Entre los concelebrantes había un grupo de obispos españoles encabezado por los arzobispos de Toledo (cardenal Cañizares), Barcelona (cardenal Sistach) y Pamplona (Francisco Pérez), y los obispos de Ciudad Real, Palencia y Tarazona. Más de 20.000 compatriotas habían cruzado la frontera para acompañar al Papa, y su presencia en los santuarios no pasaba desapercibida.

Las limitaciones de espacio me obligan a ir directo a otro momento de la jornada: la reunión de Benedicto XVI con la Conferencia Episcopal Francesa en la sala donde ésta celebra sus asambleas plenarias. “Un acontecimiento -dijo su presidente, Vingt-Trois- cuyo último y único precedente se remonta a 1980, en el curso de la primera visita de Juan Pablo II a nuestro país”. El obispo de Roma habló en un tono más fraterno que pontificio: “Os animo a seguir trabajando en unidad y confianza, en plena comunión con Pedro que ha venido a confirmar vuestra fe. Ahora tenéis muchas preocupaciones. Me consta que os tomáis a pecho trabajar en el nuevo marco definido por la reorganización del mapa de las provincias eclesiásticas y me alegra profundamente”.

El Papa abordó algunos problemas de la Iglesia gala: la catequesis destinada a una transmisión íntegra de la fe, la aguda crisis de las vocaciones (“no se pueden delegar las funciones de los sacerdotes a los fieles en las misiones que les son propias”), las novedades en la liturgia a un año del motu proprio ‘Summorum Pontificum‘ (“nadie está de más en la Iglesia; todos sin excepción deben sentirse en ella como en su casa”) y, con un énfasis especial, la situación de la familia, que “se enfrenta a ahora a verdaderas borrascas”. Sobre la indisolubilidad del matrimonio cristiano y la necesidad de defenderla, ratificó que “la Iglesia no se ha inventado esa misión, sino que la ha recibido”. Recordó a los prelados que “no se pueden aceptar las iniciativas que tienden a bendecir las uniones ilegítimas” (las de los católicos divorciados vueltos a casar por lo civil).

Volvió a las relaciones Iglesia-Estado para remachar que “la Iglesia no revindica el puesto del Estado. No quiere sustituirle. La Iglesia es una sociedad basada en convicciones, que se sabe responsable de todos y no puede limitarse a sí misma. Habla con libertad y dialoga con la misma libertad, con el deseo de alcanzar la libertad para todos”.

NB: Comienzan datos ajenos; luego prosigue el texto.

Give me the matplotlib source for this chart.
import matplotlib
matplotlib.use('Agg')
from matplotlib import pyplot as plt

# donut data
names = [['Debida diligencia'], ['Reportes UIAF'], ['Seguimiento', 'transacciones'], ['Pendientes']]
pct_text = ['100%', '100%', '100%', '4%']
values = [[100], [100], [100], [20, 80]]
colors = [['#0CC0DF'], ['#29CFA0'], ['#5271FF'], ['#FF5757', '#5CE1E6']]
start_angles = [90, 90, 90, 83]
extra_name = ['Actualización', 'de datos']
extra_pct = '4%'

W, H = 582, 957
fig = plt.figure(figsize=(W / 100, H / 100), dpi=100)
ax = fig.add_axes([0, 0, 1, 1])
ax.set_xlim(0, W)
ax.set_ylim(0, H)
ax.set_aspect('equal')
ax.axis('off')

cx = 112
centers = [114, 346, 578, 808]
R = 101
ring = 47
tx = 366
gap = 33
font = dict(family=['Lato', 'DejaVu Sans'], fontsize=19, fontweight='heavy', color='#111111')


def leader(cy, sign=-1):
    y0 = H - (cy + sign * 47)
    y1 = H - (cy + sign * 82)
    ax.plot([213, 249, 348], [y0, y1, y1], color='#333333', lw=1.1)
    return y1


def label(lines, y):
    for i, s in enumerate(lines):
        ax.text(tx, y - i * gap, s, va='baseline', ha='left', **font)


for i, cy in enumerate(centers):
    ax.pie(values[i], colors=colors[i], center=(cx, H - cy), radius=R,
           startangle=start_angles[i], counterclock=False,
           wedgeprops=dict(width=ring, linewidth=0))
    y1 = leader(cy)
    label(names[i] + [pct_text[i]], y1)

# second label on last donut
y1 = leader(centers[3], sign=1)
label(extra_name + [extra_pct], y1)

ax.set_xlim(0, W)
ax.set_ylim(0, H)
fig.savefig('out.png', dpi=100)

La propina de la estancia en Lourdes fue la misa final con los enfermos, impresionante como todo lo que les tiene como protagonistas. Una vez más quedó demostrado, ­como afirma monseñor Perrier, que “sin los enfermos, Lourdes sería como la Disneylandia del catolicismo”. Peligro que hay que evitar a todo trance. Benedicto XVI ha dignificado la devoción mariana en general y el culto en este privilegiado lugar de las apariciones.

PEQUEÑA JMJ A LA SALIDA DE NOTRE DAME

En Notre Dame, el viernes 12 ya caída la noche, se congregaba desde hacía horas una muchachada de 30.000 seres humanos que presumían de manos en alto y de gargantas dispuestas a exhibirse. Una atmósfera que al Papa tenía que recordarle la reciente Jornada Mundial de la Juventud. Les dirigió un saludo que retomaba temas de Sydney: “Estáis en la edad de la generosidad, es urgente hablar de Cristo a vuestro alrededor, a vuestras familias y amigos, en vuestros lugares de estudio, de trabajo, de diversión. No tengáis miedo, tened la valentía de vivir el Evangelio y la audacia de anunciarlo. Llevad la buena nueva a los jóvenes de vuestra edad y a los otros. Ellos conocen las turbulencias de los afectos, la preocupación y la incertidumbre frente al trabajo y los estudios. La Iglesia cuenta con vosotros y quiero que lo sepáis”.

La fiesta no finalizó cuando el Santo Padre, entre aclamaciones, se retiró a descansar en la Nunciatura. Los jóvenes comenzaron una vigilia de oración, y en procesión, con antorchas encendidas, se dirigieron, ante la sorpresa de los viandantes, hacia la explanada de los Inválidos para pasar allí la noche y esperar a la Eucaristía del día siguiente.